Cliburn semifinal: Round 5

Sat Jun 03, 2017 at 11:12 pm
By Wayne Lee Gay

Kenneth Broberg performed Mozart’s Piano Concerto No. 25 with Nicholas McGegan and the Fort Worth Symphony Saturday night. Photo Ralph Lauer

The Fort Worth Symphony and conductor Nicholas McGegan began their role in the 2017 Cliburn Competition Saturday evening with four of a total of twelve semifinal round Mozart concerto performances scheduled through Monday night. Throughout the evening, McGegen and the orchestra provided a sturdy foundation, with a wide dynamic range, assertive phrasing, and a broad range of colors appropriate to this music.

First up, performing the Concerto No. 20 in D minor, Italian Leonardo Pierdomenico presented a competent reading, offering the clean passagework and calmly classicist sort of performance one would expect at the very least from a semifinalist at a major piano competition. He showed little else to set him apart from the bevy of twelve semifinalists, however.

But American Kenneth Broberg, performing the Concerto No. 25 in C, and making his first appearance in the semifinal round, gave plenty of cause to perk up tired ears on the third day of semifinal performances. Picking up on McGegan’s carefully shaped and eventful presentation of the orchestral introduction, he responded with an imaginative shaping of themes, revelation of inner voices, and an unfailing sense of momentum in each movement. His solo entry in the slow movement encapsulated his performance: the simple three-note descending broken chord absolutely drew the audience in. (In an amusing improvisational touch in the first movement, he added a bit of La Marseillaise, mimicking a rising motif from the movement, into the cadenza.) This is the sort of performance one would long to hear more often on those occasions when symphony orchestras program Mozart concertos.

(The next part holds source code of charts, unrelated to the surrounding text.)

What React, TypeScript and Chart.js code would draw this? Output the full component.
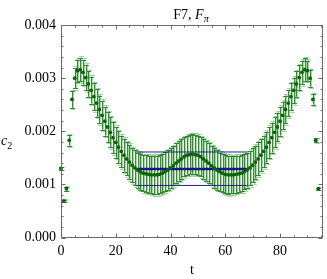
import React, { useEffect, useRef } from 'react';
import { Chart, registerables } from 'chart.js';

Chart.register(...registerables);

// ---- data ----
const times = [
  0, 1, 2, 3, 4, 5, 6, 7, 8, 9, 10, 11, 12, 13, 14, 15, 16, 17, 18, 19,
  20, 21, 22, 23, 24, 25, 26, 27, 28, 29, 30, 31, 32, 33, 34, 35, 36, 37, 38, 39,
  40, 41, 42, 43, 44, 45, 46, 47, 48, 49, 50, 51, 52, 53, 54, 55, 56, 57, 58, 59,
  60, 61, 62, 63, 64, 65, 66, 67, 68, 69, 70, 71, 72, 73, 74, 75, 76, 77, 78, 79,
  80, 81, 82, 83, 84, 85, 86, 87, 88, 89, 90, 91, 92, 93, 94,
];

const c2Values = [
  0.00130, 0.00069, 0.00092, 0.00183, 0.00260, 0.00300, 0.00314, 0.00316, 0.00311, 0.00301,
  0.00289, 0.00277, 0.00265, 0.00253, 0.00241, 0.00230, 0.00219, 0.00208, 0.00198, 0.00188,
  0.00179, 0.00170, 0.00162, 0.00155, 0.00148, 0.00142, 0.00136, 0.00131, 0.00127, 0.00124,
  0.00121, 0.00120, 0.00119, 0.00118, 0.00118, 0.00118, 0.00119, 0.00121, 0.00124, 0.00127,
  0.00131, 0.00135, 0.00140, 0.00144, 0.00148, 0.00152, 0.00155, 0.00156, 0.00157, 0.00156,
  0.00155, 0.00152, 0.00148, 0.00144, 0.00140, 0.00135, 0.00131, 0.00127, 0.00124, 0.00121,
  0.00119, 0.00118, 0.00118, 0.00118, 0.00119, 0.00120, 0.00121, 0.00124, 0.00127, 0.00131,
  0.00136, 0.00142, 0.00148, 0.00155, 0.00162, 0.00170, 0.00179, 0.00188, 0.00198, 0.00208,
  0.00219, 0.00230, 0.00241, 0.00253, 0.00265, 0.00277, 0.00289, 0.00301, 0.00311, 0.00316,
  0.00314, 0.00300, 0.00260, 0.00183, 0.00092,
];

// total (light) error
const errTotal = [
  0.00003, 0.00003, 0.00005, 0.00012, 0.00018, 0.00022, 0.00024, 0.00025, 0.00026, 0.00027,
  0.00027, 0.00028, 0.00028, 0.00029, 0.00029, 0.00030, 0.00030, 0.00031, 0.00031, 0.00032,
  0.00032, 0.00033, 0.00033, 0.00034, 0.00034, 0.00035, 0.00035, 0.00036, 0.00036, 0.00037,
  0.00037, 0.00038, 0.00038, 0.00038, 0.00039, 0.00039, 0.00039, 0.00039, 0.00040, 0.00040,
  0.00040, 0.00040, 0.00040, 0.00040, 0.00040, 0.00040, 0.00040, 0.00040, 0.00040, 0.00040,
  0.00040, 0.00040, 0.00040, 0.00040, 0.00040, 0.00040, 0.00040, 0.00040, 0.00039, 0.00039,
  0.00039, 0.00039, 0.00038, 0.00038, 0.00038, 0.00037, 0.00037, 0.00036, 0.00036, 0.00035,
  0.00035, 0.00034, 0.00034, 0.00033, 0.00033, 0.00032, 0.00032, 0.00031, 0.00031, 0.00030,
  0.00030, 0.00029, 0.00029, 0.00028, 0.00028, 0.00027, 0.00027, 0.00026, 0.00025, 0.00024,
  0.00022, 0.00018, 0.00012, 0.00005, 0.00003,
];

// statistical (dark) error
const errStat = [
  0.00002, 0.00002, 0.00004, 0.00010, 0.00016, 0.00019, 0.00021, 0.00022, 0.00023, 0.00024,
  0.00024, 0.00025, 0.00025, 0.00026, 0.00026, 0.00027, 0.00027, 0.00028, 0.00028, 0.00029,
  0.00029, 0.00030, 0.00030, 0.00031, 0.00031, 0.00032, 0.00032, 0.00033, 0.00033, 0.00034,
  0.00034, 0.00035, 0.00035, 0.00035, 0.00036, 0.00036, 0.00036, 0.00036, 0.00037, 0.00037,
  0.00037, 0.00037, 0.00037, 0.00037, 0.00037, 0.00037, 0.00037, 0.00037, 0.00037, 0.00037,
  0.00037, 0.00037, 0.00037, 0.00037, 0.00037, 0.00037, 0.00037, 0.00037, 0.00036, 0.00036,
  0.00036, 0.00036, 0.00035, 0.00035, 0.00035, 0.00034, 0.00034, 0.00033, 0.00033, 0.00032,
  0.00032, 0.00031, 0.00031, 0.00030, 0.00030, 0.00029, 0.00029, 0.00028, 0.00028, 0.00027,
  0.00027, 0.00026, 0.00026, 0.00025, 0.00025, 0.00024, 0.00024, 0.00023, 0.00022, 0.00021,
  0.00019, 0.00016, 0.00010, 0.00004, 0.00002,
];

const plateauRange = [27.5, 68];
const plateauCentral = 0.00129;
const plateauUpper = 0.00161;
const plateauLower = 0.00098;

const xMajorTicks = [0, 20, 40, 60, 80];
const yMajorTicks = [0, 0.001, 0.002, 0.003, 0.004];

const FONT = "'Liberation Serif', 'DejaVu Serif', serif";
const FRAME = '#6a6a6a';

const errorBarPlugin = {
  id: 'errbars',
  beforeDatasetsDraw(chart: any) {
    const ctx = chart.ctx;
    const xs = chart.scales.x;
    const ys = chart.scales.y;
    ctx.save();
    ctx.lineWidth = 1;
    const draw = (err: number[], color: string, dx: number) => {
      ctx.strokeStyle = color;
      ctx.beginPath();
      for (let i = 0; i < times.length; i++) {
        const px = Math.round(xs.getPixelForValue(times[i])) + 0.5 + dx;
        const yTop = ys.getPixelForValue(c2Values[i] + err[i]);
        const yBot = ys.getPixelForValue(c2Values[i] - err[i]);
        ctx.moveTo(px, yTop);
        ctx.lineTo(px, yBot);
        ctx.moveTo(px - 2.5, Math.round(yTop) + 0.5);
        ctx.lineTo(px + 2.5, Math.round(yTop) + 0.5);
        ctx.moveTo(px - 2.5, Math.round(yBot) + 0.5);
        ctx.lineTo(px + 2.5, Math.round(yBot) + 0.5);
      }
      ctx.stroke();
    };
    draw(errTotal, 'rgba(130,195,130,0.7)', 1);
    draw(errStat, 'rgba(40,135,40,0.95)', 0);
    ctx.restore();
  },
};

const framePlugin = {
  id: 'frame',
  afterDatasetsDraw(chart: any) {
    const ctx = chart.ctx;
    const { left, right, top, bottom } = chart.chartArea;
    const xs = chart.scales.x;
    const ys = chart.scales.y;
    ctx.save();
    ctx.strokeStyle = FRAME;
    ctx.lineWidth = 1;
    const L = Math.round(left) + 0.5;
    const R = Math.round(right) - 0.5;
    const T = Math.round(top) + 0.5;
    const B = Math.round(bottom) - 0.5;
    ctx.beginPath();
    ctx.rect(L, T, R - L, B - T);
    ctx.stroke();
    ctx.beginPath();
    for (let v = 0; v <= 95; v += 5) {
      const major = v % 20 === 0;
      const len = major ? 4 : 2;
      const px = Math.round(xs.getPixelForValue(v)) + 0.5;
      ctx.moveTo(px, B);
      ctx.lineTo(px, B - len);
      ctx.moveTo(px, T);
      ctx.lineTo(px, T + len);
    }
    for (let k = 0; k <= 20; k++) {
      const v = k * 0.0002;
      const major = k % 5 === 0;
      const len = major ? 4 : 2;
      const py = Math.round(ys.getPixelForValue(v)) + 0.5;
      ctx.moveTo(L, py);
      ctx.lineTo(L + len, py);
      ctx.moveTo(R, py);
      ctx.lineTo(R - len, py);
    }
    ctx.stroke();
    ctx.restore();
  },
};

const textPlugin = {
  id: 'texts',
  afterDraw(chart: any) {
    const ctx = chart.ctx;
    ctx.save();
    ctx.fillStyle = '#000';
    ctx.textBaseline = 'alphabetic';
    ctx.textAlign = 'left';
    // title: F7, F_π
    const base = 18.5;
    ctx.font = `14px ${FONT}`;
    const part1 = 'F7, ';
    const w1 = ctx.measureText(part1).width;
    ctx.font = `italic 14px ${FONT}`;
    const w2 = ctx.measureText('F').width;
    ctx.font = `italic 10px ${FONT}`;
    const w3 = ctx.measureText('π').width;
    const total = w1 + w2 + w3;
    const x0 = 191 - total / 2;
    ctx.font = `14px ${FONT}`;
    ctx.fillText(part1, x0, base);
    ctx.font = `italic 14px ${FONT}`;
    ctx.fillText('F', x0 + w1, base);
    ctx.font = `italic 10px ${FONT}`;
    ctx.fillText('π', x0 + w1 + w2, base + 3);
    // y label: c_2
    ctx.font = `italic 14px ${FONT}`;
    ctx.fillText('c', 1, 145);
    const wc = ctx.measureText('c').width;
    ctx.font = `10px ${FONT}`;
    ctx.fillText('2', 1 + wc, 148.5);
    ctx.restore();
  },
};

export default function App() {
  const ref = useRef<HTMLCanvasElement | null>(null);
  useEffect(() => {
    if (!ref.current) return;
    const points = times.map((t, i) => ({ x: t, y: c2Values[i] }));
    const hline = (y: number) => [
      { x: plateauRange[0], y },
      { x: plateauRange[1], y },
    ];
    const chart = new Chart(ref.current, {
      type: 'scatter',
      data: {
        datasets: [
          {
            data: points,
            backgroundColor: '#0a650a',
            borderWidth: 0,
            pointRadius: 1.9,
            pointStyle: 'circle',
            clip: false,
            order: 0,
          } as any,
          {
            data: hline(plateauCentral),
            showLine: true,
            borderColor: '#161680',
            borderWidth: 2.5,
            pointRadius: 0,
            order: 1,
          },
          {
            data: hline(plateauUpper),
            showLine: true,
            borderColor: '#22228a',
            borderWidth: 1,
            pointRadius: 0,
            order: 1,
          },
          {
            data: hline(plateauLower),
            showLine: true,
            borderColor: '#22228a',
            borderWidth: 1,
            pointRadius: 0,
            order: 1,
          },
        ],
      },
      options: {
        animation: false,
        responsive: false,
        devicePixelRatio: 1,
        layout: { padding: { top: 25, right: 1, left: 0, bottom: 0 } },
        plugins: {
          legend: { display: false },
          tooltip: { enabled: false },
        },
        scales: {
          x: {
            type: 'linear',
            min: 0,
            max: 95.7,
            grid: { display: false, drawTicks: false },
            border: { display: false },
            afterBuildTicks: (s: any) => {
              s.ticks = xMajorTicks.map((v) => ({ value: v }));
            },
            ticks: {
              font: { family: FONT, size: 14 },
              color: '#000',
              padding: 5,
              maxRotation: 0,
              autoSkip: false,
            },
            title: {
              display: true,
              text: 't',
              font: { family: FONT, size: 14 },
              color: '#000',
              padding: { top: 0, bottom: 0 },
            },
            afterFit: (s: any) => {
              s.height = 41.5;
            },
          },
          y: {
            type: 'linear',
            min: 0,
            max: 0.004,
            grid: { display: false, drawTicks: false },
            border: { display: false },
            afterBuildTicks: (s: any) => {
              s.ticks = yMajorTicks.map((v) => ({ value: v }));
            },
            ticks: {
              font: { family: FONT, size: 14 },
              color: '#000',
              padding: 5,
              autoSkip: false,
              callback: (v: any) => Number(v).toFixed(3),
            },
            afterFit: (s: any) => {
              s.width = 61;
            },
          },
        },
      },
      plugins: [errorBarPlugin, framePlugin, textPlugin],
    } as any);
    return () => chart.destroy();
  }, []);
  return (
    <div style={{ position: 'absolute', left: 0, top: 0, width: 327, height: 279, background: '#fff' }}>
      <canvas ref={ref} width={327} height={279} style={{ width: 327, height: 279, display: 'block' }} />
    </div>
  );
}
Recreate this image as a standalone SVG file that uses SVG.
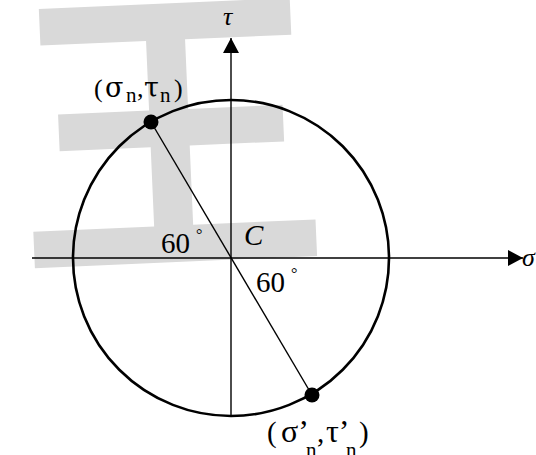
<svg xmlns="http://www.w3.org/2000/svg" width="536" height="455" viewBox="0 0 536 455">
<style>
.wm{font-family:"Noto Sans CJK SC","Noto Sans CJK JP",sans-serif;font-weight:bold;fill:#d9d9d9}
.t{font-family:"Liberation Serif","Times New Roman",serif;fill:#000}
.g{font-family:"DejaVu Serif","Liberation Serif",serif}
.i{font-style:italic}
.ax{stroke:#000;stroke-width:1.4;fill:none}
</style>
<defs>
<marker id="ah" markerWidth="16" markerHeight="16" refX="15" refY="8" orient="auto" markerUnits="userSpaceOnUse">
<path d="M0,0 L15,8 L0,16 Z" fill="#000"/>
</marker>
</defs>
<g id="watermark">
<text class="wm" x="170" y="248" font-size="310" text-anchor="middle" transform="rotate(-2.5 170 135)">王</text>
</g>
<g id="circle">
<circle cx="231" cy="258" r="158" fill="none" stroke="#000" stroke-width="2.6"/>
</g>
<g id="connectors">
<line class="ax" x1="32" y1="258" x2="523" y2="258" marker-end="url(#ah)"/>
<line class="ax" x1="231" y1="415" x2="231" y2="38" marker-end="url(#ah)"/>
<line class="ax" x1="151" y1="122" x2="312" y2="395"/>
</g>
<g id="point-n">
<circle cx="151" cy="122" r="7.5" fill="#000"/>
<text class="t" y="97" font-size="26"><tspan x="94">(</tspan><tspan class="g" x="105" font-size="27">σ</tspan><tspan x="126" y="102" font-size="21">n</tspan><tspan x="137" y="97">,</tspan><tspan class="g" x="144" font-size="27">τ</tspan><tspan x="160" y="102" font-size="21">n</tspan><tspan x="174" y="97">)</tspan></text>
</g>
<g id="point-n2">
<circle cx="312" cy="395" r="7.5" fill="#000"/>
<text class="t" y="442" font-size="29"><tspan x="267">(</tspan><tspan x="281" font-size="32">σ’</tspan><tspan x="306" y="457" font-size="21">n</tspan><tspan x="317" y="442">,</tspan><tspan x="326" font-size="32">τ’</tspan><tspan x="346" y="457" font-size="21">n</tspan><tspan x="359" y="442">)</tspan></text>
</g>
<g id="labels">
<text class="t i" x="223" y="25" font-size="26">τ</text>
<text class="t i" x="522" y="266" font-size="26">σ</text>
<text class="t i" x="244" y="245" font-size="29">C</text>
<text class="t" x="161" y="253" font-size="29">60</text>
<text class="t" x="196" y="240" font-size="16">°</text>
<text class="t" x="256" y="292" font-size="29">60</text>
<text class="t" x="291" y="279" font-size="16">°</text>
</g>
</svg>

American Daniel Hsu, who had presented his semifinal round solo performance Thursday evening, completed his bid for a slot in the finals with the Concerto No. 21 in C, exploiting the work largely as a showcase for brilliant passagework, but with little convincing emotional content. He utilized cadenzas by his brother, pianist-composer Andrew Hsu, which played up to his strengths for glittering scales; his finest moment came in a sweetly lyrical reading of the central Andante.

The evening’s second performance of the Concerto No. 20 in D minor featured South Korean pianist Dasol Kim, who had made one of the strongest recital performances of the semifinal round with a program of Mendelssohn, Kapustin, and Schubert on Thursday evening. Kim found plenty of drama in the outer movements, and wisely played the cadenzas supplied by Beethoven. His weakest moment was in a dull, largely colorless reading of the central Romanze.